Enjoy Your 72 Raisins

This morning, with Lesley away on business, I was able to turn on the television while getting dressed. I flipped to the news to hear cheering. When I looked at the television, I saw a press conference in Iraq. The cheering was from the press corps itself for the news that Abu Musab al-Zarqawi was killed yesterday. The American media, retaining its supposed objectivity, sat in silence when President Bush briefed them a few hours later.

Regardless of whether you think going to war in Iraq was the right thing or how you assess the progress, or lack thereof, since it started, Zarqawi's death is a tremendous development. He was the number two man in al Qaeda, whose laundry list of terrorist activities is infamous. Those who oppose the war, whether from principle or simply due to hatred of everything Bush and/or Republican, are already pooh-poohing this Zarqawi's death as inconsequential. After all, they argue, there are still plenty of terrorists looking to kill us. That is true, but it overlooks a few major factors.

First, the members of any entity, whether a terrorist cell, private company or democracy, all suffer a certain amount of discouragement and lack of morale when the leader they admire and follow is killed. Second, it is already well known that his death was the result of good intelligence. In other words, someone with inside information assisted in the killing. You have to imagine that al Qaeda members will be constantly looking over their shoulders with a great deal of distraction. Third, imagine Israel taking the same approach to killing terrorist leaders that the naysayers are professing this morning.
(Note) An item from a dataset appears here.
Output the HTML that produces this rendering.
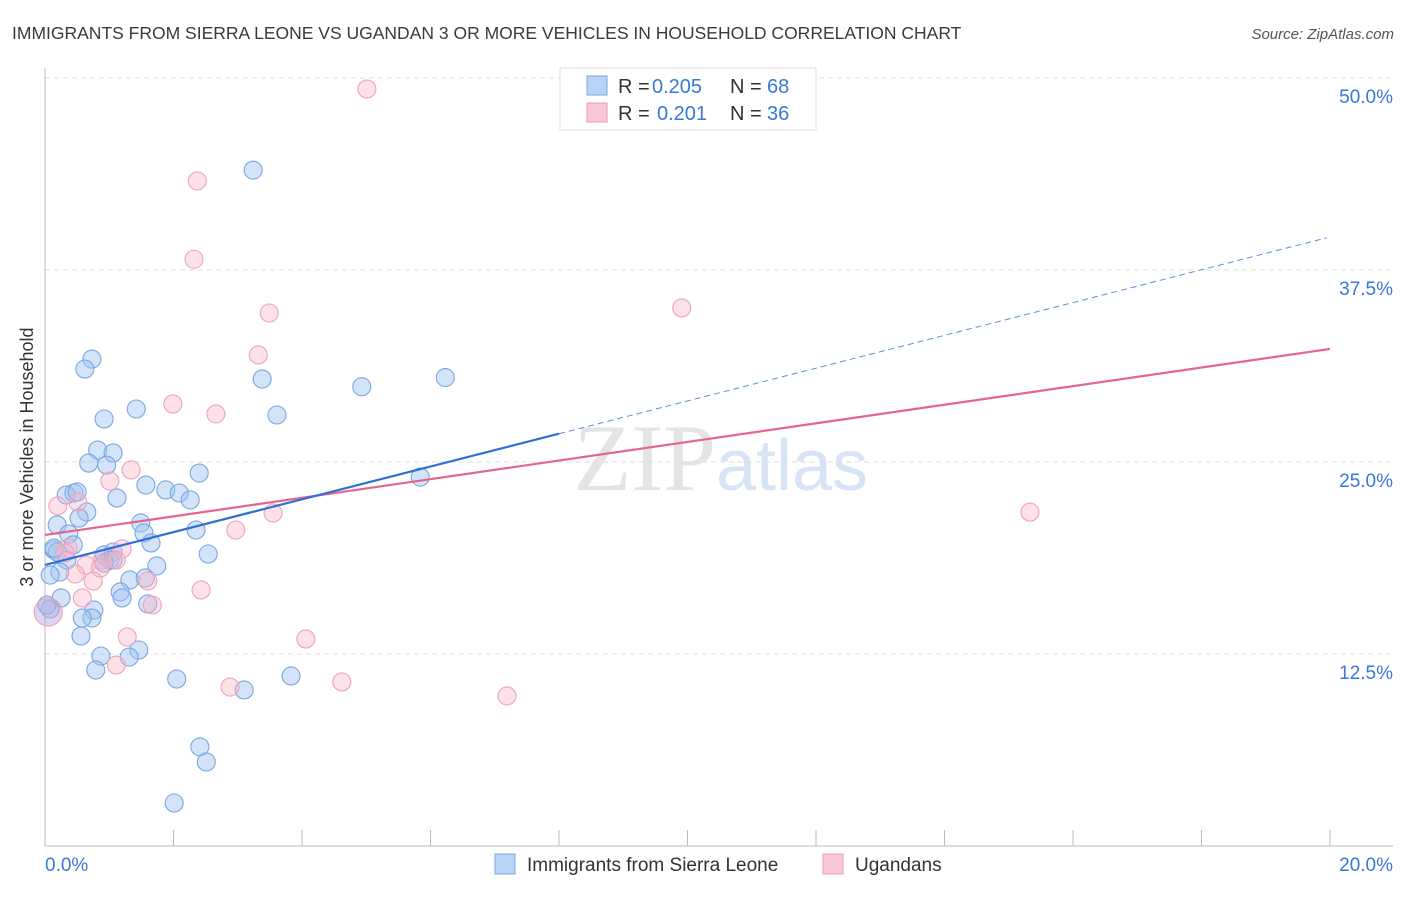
<!DOCTYPE html>
<html><head><meta charset="utf-8"><style>
body{margin:0;background:#fff;font-family:"Liberation Sans",sans-serif}
</style></head><body>
<svg width="1406" height="892" xmlns="http://www.w3.org/2000/svg" style="font-family:'Liberation Sans',sans-serif">
<text x="12" y="39" font-size="17.5" fill="#3a3a3a">IMMIGRANTS FROM SIERRA LEONE VS UGANDAN 3 OR MORE VEHICLES IN HOUSEHOLD CORRELATION CHART</text>
<text x="1394" y="39" font-size="15" fill="#555" font-style="italic" text-anchor="end">Source: ZipAtlas.com</text>
<text x="716" y="490" font-size="95" fill="#e4e4e4" text-anchor="end" font-family="Liberation Serif">ZIP</text>
<text x="716" y="490" font-size="72" fill="#d6e4f5">atlas</text>
<g id="grid"></g>
<line x1="45" y1="68" x2="45" y2="846" stroke="#bbb"/>
<line x1="45" y1="846" x2="1393" y2="846" stroke="#bbb"/>
<g id="xticks"></g>
<text x="33" y="457" font-size="18" fill="#333" text-anchor="middle" transform="rotate(-90 33 457)">3 or more Vehicles in Household</text>
<g id="pts"></g>
<g id="lines"></g>
<g>
<rect x="560" y="68" width="256" height="62" fill="#fff" stroke="#ddd"/>
<rect x="587" y="76" width="20" height="19" fill="#b8d3f5" stroke="#7aa6e0"/>
<rect x="587" y="103" width="20" height="19" fill="#f9c7d6" stroke="#eb9bb5"/>
<text x="618" y="93" font-size="20" fill="#333">R =</text>
<text x="652" y="93" font-size="20" fill="#3a78d4">0.205</text>
<text x="730" y="93" font-size="20" fill="#333">N =</text>
<text x="767" y="93" font-size="20" fill="#3a78d4">68</text>
<text x="618" y="120" font-size="20" fill="#333">R =</text>
<text x="657" y="120" font-size="20" fill="#3a78d4">0.201</text>
<text x="730" y="120" font-size="20" fill="#333">N =</text>
<text x="767" y="120" font-size="20" fill="#3a78d4">36</text>
</g>
<g>
<rect x="495" y="854" width="20" height="20" fill="#b8d3f5" stroke="#7aa6e0"/>
<text x="527" y="871" font-size="19" fill="#333">Immigrants from Sierra Leone</text>
<rect x="823" y="854" width="20" height="20" fill="#f9c7d6" stroke="#eb9bb5"/>
<text x="855" y="871" font-size="19" fill="#333">Ugandans</text>
</g>
<text x="45" y="871" font-size="19" fill="#3a78d4">0.0%</text>
<text x="1393" y="871" font-size="19" fill="#3a78d4" text-anchor="end">20.0%</text>
</svg>
<script>
const yTicks=[12.5,25,37.5,50];
const yTickLabels=["12.5%","25.0%","37.5%","50.0%"];
const xTicks=[0,2,4,6,8,10,12,14,16,18,20];
const blueX=[3.24,0.73,0.62,3.38,4.93,6.23,1.42,0.92,3.61,0.82,1.06,0.68,0.96,2.40,5.84,1.57,0.33,0.45,0.50,1.88,2.09,2.26,1.12,0.65,0.53,0.19,1.49,2.35,0.37,1.54,1.65,0.14,0.92,1.06,0.19,0.34,1.01,2.54,1.74,0.23,0.08,1.32,1.56,1.17,1.20,1.60,0.25,0.76,0.73,0.58,0.08,0.56,1.46,0.87,1.31,0.79,2.05,3.83,3.10,2.41,2.51,2.01,0.03,0.44,0.14,1.06,0.92];
const blueY=[44.0,31.7,31.05,30.4,29.9,30.5,28.45,27.8,28.06,25.78,25.59,24.93,24.8,24.28,24.02,23.5,22.85,22.98,23.05,23.18,22.98,22.53,22.66,21.74,21.35,20.9,21.03,20.57,20.31,20.38,19.73,19.27,18.95,19.14,19.14,18.62,18.62,19.01,18.23,17.84,17.64,17.32,17.45,16.54,16.15,15.76,16.15,15.36,14.84,14.84,15.43,13.67,12.76,12.37,12.30,11.46,10.87,11.07,10.16,6.45,5.47,2.8,15.69,19.6,19.4,18.62,18.42];
const pinkX=[5.01,2.37,2.32,3.49,9.91,3.32,1.99,2.66,1.34,1.01,0.51,0.20,15.33,3.55,2.97,0.36,1.20,0.31,0.89,1.11,0.64,0.47,0.86,1.60,0.75,0.58,1.67,2.43,1.28,4.06,1.11,2.88,4.62,7.19,0.05];
const pinkY=[49.28,43.3,38.2,34.7,35.03,31.97,28.78,28.13,24.48,23.76,22.4,22.14,21.74,21.68,20.57,19.4,19.34,19.08,18.62,18.62,18.29,17.71,18.1,17.25,17.25,16.15,15.69,16.67,13.61,13.48,11.78,10.35,10.68,9.77,15.23];
const blueTrend=[18.3,39.65]; // y at x=0, x=20
const pinkTrend=[20.25,32.36];
const NS="http://www.w3.org/2000/svg";
const sx=v=>45+v/20*1285, sy=v=>846-v/50*768;
function mk(t,a,p){const e=document.createElementNS(NS,t);for(const k in a)e.setAttribute(k,a[k]);p.appendChild(e);return e;}
const grid=document.getElementById('grid');
yTicks.forEach((t,i)=>{
 const l=mk('line',{x1:45,x2:1393,y1:sy(t),y2:sy(t),stroke:'#ddd','stroke-dasharray':'5,4'},grid);
 
 
 const tx=mk('text',{x:1393,y:sy(t)+25,'font-size':19,fill:'#3a78d4','text-anchor':'end'},grid);
 tx.textContent=yTickLabels[i];
 
 
});
const xt=document.getElementById('xticks');
xTicks.forEach(t=>{
 const l=mk('line',{x1:sx(t),x2:sx(t),y1:830,y2:846,stroke:'#bbb'},xt);
 
 
});
const pts=document.getElementById('pts');
blueX.forEach((x,i)=>{
 const c=mk('circle',{cx:sx(x),cy:sy(blueY[i]),r:9,fill:'rgba(160,196,240,0.45)',stroke:'#7aa6e0','stroke-width':1.1},pts);
 
 
});
pinkX.forEach((x,i)=>{
 const big=i===pinkX.length-1;
 const c=mk('circle',{cx:sx(x),cy:sy(pinkY[i]),r:big?14:9,fill:big?'rgba(190,170,220,0.5)':'rgba(247,180,200,0.4)',stroke:'#eda3bb','stroke-width':1.1},pts);
 
 
});
const ln=document.getElementById('lines');
const bAt=x=>blueTrend[0]+(blueTrend[1]-blueTrend[0])*x/20;
const pAt=x=>pinkTrend[0]+(pinkTrend[1]-pinkTrend[0])*x/20;
let e=mk('line',{x1:sx(0),y1:sy(pAt(0)),x2:sx(20),y2:sy(pAt(20)),stroke:'#e5648f','stroke-width':2.2},ln);


e=mk('line',{x1:sx(0),y1:sy(bAt(0)),x2:sx(8),y2:sy(bAt(8)),stroke:'#2f6fd6','stroke-width':2.2},ln);


e=mk('line',{x1:sx(8),y1:sy(bAt(8)),x2:sx(19.95),y2:sy(bAt(19.95)),stroke:'#5b8fdc','stroke-width':1,'stroke-dasharray':'6,4'},ln);


</script>
</body></html>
In a somewhat related event, the USS Cole is redeploying to the Middle East today. For those who don't remember, certain wrongdoers attacked the Cole in 2000 while it was sitting in the Yemen port of Aden and killed seventeen American sailors. Every one of the top ten stories on Google News on the Cole label the perpetrators as generic "terrorists." Not one of the stories mentions that the terrorists were members of al Qaeda. People seem to forget that al Qaeda's attacks on American interests , including the Cole, and two American embassies, predated 9/11. This is an institutional failing of a basic tenet of journalism, to report the "five W's" of a story. One such W is Who, as in who the terrorists were. They are al Qaeda, whose membership roster is thankfully shorter by at least one very evil name this morning.